I just finished "There There", by Tommy Orange and I’m so glad to have read it - though sometimes it was difficult
This book will make you sad - read it anyway.
This book will make you mad - read it anyway.
This book will remind you of the lies we were taught as children - read it to remember.
This book will remind you not to tell those lies anymore - read it to know the truth.
This book will make you smile – know hope.
This book will ruin Thanksgiving for you - read it so you can re-think your future Thanksgivings.
"There There", (the title referring to an out-of-context quote by Gertrude Stein about Oakland, CA) is fascinating, heartbreaking, frustrating and ultimately hopeful.
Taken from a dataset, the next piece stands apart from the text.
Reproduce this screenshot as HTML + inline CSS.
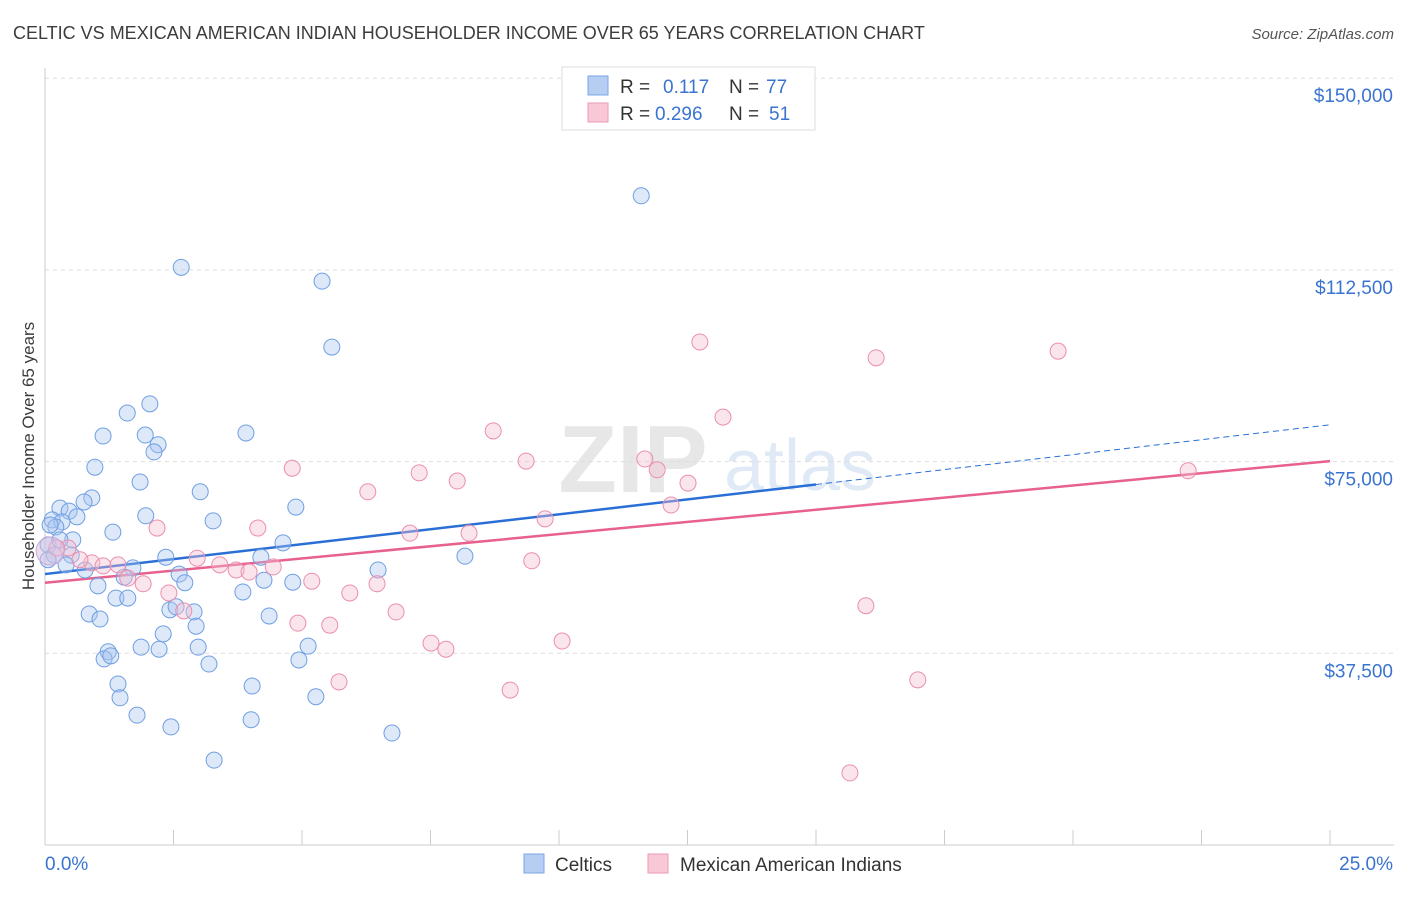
<!DOCTYPE html>
<html><head><meta charset="utf-8">
<style>
body{margin:0;background:#fff;font-family:"Liberation Sans",sans-serif;}
svg text{font-family:"Liberation Sans",sans-serif;}
</style></head>
<body>
<svg id="chart" width="1406" height="892" viewBox="0 0 1406 892" xmlns="http://www.w3.org/2000/svg">
<text x="13" y="39" font-size="18" fill="#3c3c3c">CELTIC VS MEXICAN AMERICAN INDIAN HOUSEHOLDER INCOME OVER 65 YEARS CORRELATION CHART</text>
<text x="1394" y="39" font-size="15" fill="#555" text-anchor="end" font-style="italic">Source: ZipAtlas.com</text>
<text transform="translate(34,456) rotate(-90)" font-size="17" fill="#3c3c3c" text-anchor="middle">Householder Income Over 65 years</text>
<g id="watermark" opacity="0.35">
<text x="633" y="492" font-size="96" font-family="Liberation Serif" fill="#bbb" text-anchor="middle" font-weight="bold">ZIP</text>
<text x="800" y="490" font-size="72" fill="#a8c4e8" text-anchor="middle">atlas</text>
</g>
<g id="grid"></g>
<g id="axes"></g>
<g id="trends"></g>
<g id="points"></g>
<g id="legend-top">
<rect x="562" y="67" width="253" height="63" fill="#fff" stroke="#ddd"/>
<rect x="588" y="76" width="20" height="19" fill="#b5cef2" stroke="#7aa6e6"/>
<rect x="588" y="103" width="20" height="19" fill="#f8c8d6" stroke="#ec9ab3"/>
<text x="620" y="93" font-size="19" fill="#333">R = </text><text x="663" y="93" font-size="19" fill="#3a74d0">0.117</text>
<text x="729" y="93" font-size="19" fill="#333">N = </text><text x="766" y="93" font-size="19" fill="#3a74d0">77</text>
<text x="620" y="120" font-size="19" fill="#333">R = </text><text x="655" y="120" font-size="19" fill="#3a74d0">0.296</text>
<text x="729" y="120" font-size="19" fill="#333">N = </text><text x="769" y="120" font-size="19" fill="#3a74d0">51</text>
</g>
<g>
<rect x="524" y="854" width="20" height="19" fill="#b5cef2" stroke="#7aa6e6"/>
<text x="555" y="871" font-size="19" fill="#333">Celtics</text>
<rect x="648" y="854" width="20" height="19" fill="#f8c8d6" stroke="#ec9ab3"/>
<text x="680" y="871" font-size="19" fill="#333">Mexican American Indians</text>
</g>
</svg>
<script>
const blueX=[11.60,2.65,5.39,5.58,2.04,1.60,1.13,1.95,2.20,2.12,3.91,0.97,1.85,0.91,3.02,0.76,0.29,0.47,0.62,0.14,0.33,0.21,1.96,3.27,4.88,1.32,0.54,0.06,0.18,2.35,4.20,4.63,8.17,0.51,0.78,1.71,1.54,2.61,2.72,4.26,4.82,6.48,1.03,1.38,1.61,3.85,2.43,2.55,2.90,0.86,1.07,2.94,4.36,2.30,1.87,2.22,2.98,5.12,1.23,1.15,1.28,3.19,4.94,1.42,4.03,1.46,5.27,1.79,4.01,2.45,6.75,3.29,0.06,0.29,0.41,0.10];
const blueY=[127.0,113.0,110.3,97.4,86.3,84.5,80.0,80.2,78.3,76.9,80.6,73.9,71.0,67.9,69.1,67.1,65.9,65.3,64.2,63.6,63.2,62.2,64.4,63.4,66.1,61.2,59.7,58.7,56.7,56.3,56.3,59.1,56.5,56.7,53.8,54.2,52.4,53.0,51.3,51.8,51.4,53.8,50.7,48.3,48.3,49.5,46.0,46.6,45.6,45.2,44.2,42.8,44.8,41.3,38.7,38.3,38.7,38.9,37.8,36.4,37.0,35.4,36.2,31.5,31.1,28.8,29.0,25.4,24.5,23.1,21.9,16.6,55.8,59.7,54.8,62.6];
const pinkX=[12.74,16.17,19.71,13.19,8.72,9.36,11.67,11.91,4.81,7.28,8.02,12.51,22.24,6.28,12.18,9.73,2.18,4.14,7.10,8.25,0.45,0.23,0.91,1.13,1.42,2.96,3.40,3.72,4.44,9.47,3.97,1.61,1.91,5.19,6.46,2.41,5.93,2.70,6.83,15.97,4.92,5.54,7.51,7.80,10.06,5.72,9.05,16.98,15.66,0.68];
const pinkY=[98.4,95.3,96.6,83.7,81.0,75.1,75.5,73.4,73.7,72.8,71.2,70.8,73.2,69.1,66.5,63.8,62.0,62.0,61.0,61.0,58.1,58.1,55.2,54.6,54.8,56.1,54.8,53.8,54.4,55.6,53.4,52.2,51.1,51.6,51.1,49.3,49.3,45.8,45.6,46.8,43.4,43.0,39.5,38.3,39.9,31.9,30.3,32.3,14.1,55.8];
const blueTrend=[53.0,82.2];
const pinkTrend=[51.3,75.1];
const yTicks=[37500,75000,112500,150000];
const yTickLabels=["$37,500","$75,000","$112,500","$150,000"];
const xTickCount=10;

const NS="http://www.w3.org/2000/svg";
const X0=45,X1=1330,YB=845,PXK=191.7/37.5;
const sx=v=>X0+(v/25)*(X1-X0);
const sy=k=>YB-k*PXK;
function mk(tag,attrs,parent){const e=document.createElementNS(NS,tag);for(const k in attrs)e.setAttribute(k,attrs[k]);parent.appendChild(e);return e;}
const grid=document.getElementById('grid'),axes=document.getElementById('axes'),trends=document.getElementById('trends'),pts=document.getElementById('points');
yTicks.forEach((t,i)=>{
  const y=sy(t/1000);
  const l=mk('line',{x1:X0,x2:1394,y1:y,y2:y,stroke:'#ddd','stroke-dasharray':'4,4'},grid);
  
  
  const tx=mk('text',{x:1393,y:y+24,'font-size':19,fill:'#3a74d0','text-anchor':'end'},axes);
  tx.textContent=yTickLabels[i];
  
  
});
const ax=mk('line',{x1:X0,x2:X0,y1:68,y2:YB,stroke:'#ccc'},axes);


const bx=mk('line',{x1:X0,x2:1394,y1:YB,y2:YB,stroke:'#ccc'},axes);


for(let i=0;i<=xTickCount;i++){
  const x=sx(25*i/xTickCount);
  const t=mk('line',{x1:x,x2:x,y1:830,y2:YB,stroke:'#ccc'},axes);
  
  
}
const xl=mk('text',{x:45,y:870,'font-size':19,fill:'#3a74d0'},axes);xl.textContent='0.0%';


const xr=mk('text',{x:1393,y:870,'font-size':19,fill:'#3a74d0','text-anchor':'end'},axes);xr.textContent='25.0%';



function drawPts(xs,ys,fill,stroke,name){
  xs.forEach((v,i)=>{
    const c=mk('circle',{cx:sx(v),cy:sy(ys[i]),r:8,fill:fill,'fill-opacity':0.4,stroke:stroke,'stroke-width':1},pts);
    
    
  });
}
drawPts(blueX,blueY,'#a9c6ef','#6f9fe2','celtics-point');
drawPts(pinkX,pinkY,'#f6bfd0','#ea8fae','mexican-point');
const big=mk('circle',{cx:sx(0.1),cy:sy(57.5),r:14,fill:'#d8c0e0','fill-opacity':0.5,stroke:'#c9a8d6'},pts);



const tAt=(tr,x)=>tr[0]+(tr[1]-tr[0])*x/25;
const bs=mk('line',{x1:sx(0),y1:sy(tAt(blueTrend,0)),x2:sx(15),y2:sy(tAt(blueTrend,15)),stroke:'#2a6fd6','stroke-width':2.5},trends);


const bd=mk('line',{x1:sx(15),y1:sy(tAt(blueTrend,15)),x2:sx(25),y2:sy(tAt(blueTrend,25)),stroke:'#2a6fd6','stroke-width':1,'stroke-dasharray':'6,4'},trends);


const ps=mk('line',{x1:sx(0),y1:sy(tAt(pinkTrend,0)),x2:sx(25),y2:sy(tAt(pinkTrend,25)),stroke:'#e8608e','stroke-width':2.5},trends);


</script>
</body></html>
The novel is comprised of individual, but interconnected/interrelated stories by a dozen characters; their stories and actions will culminate at the “Big Oakland Powwow”. (There are some major coincidences – but just suspend your disbelief and let it go!) The section on Dene Oxendene, somewhat mirrors the premise Dene wants to make a documentary film of various Native Americans talking about their life experiences of living in Oakland, and that is pretty much the description of this novel – plus some mysteries and some shocking action.
Summing it up best, Opal Viola Victoria Bear Shield’s Mother tells her that the world is made up of stories and that they honor their people by telling their stories. And that’s how Tommy Orange honors his people, and his readers, with these transforming and redemptive stories.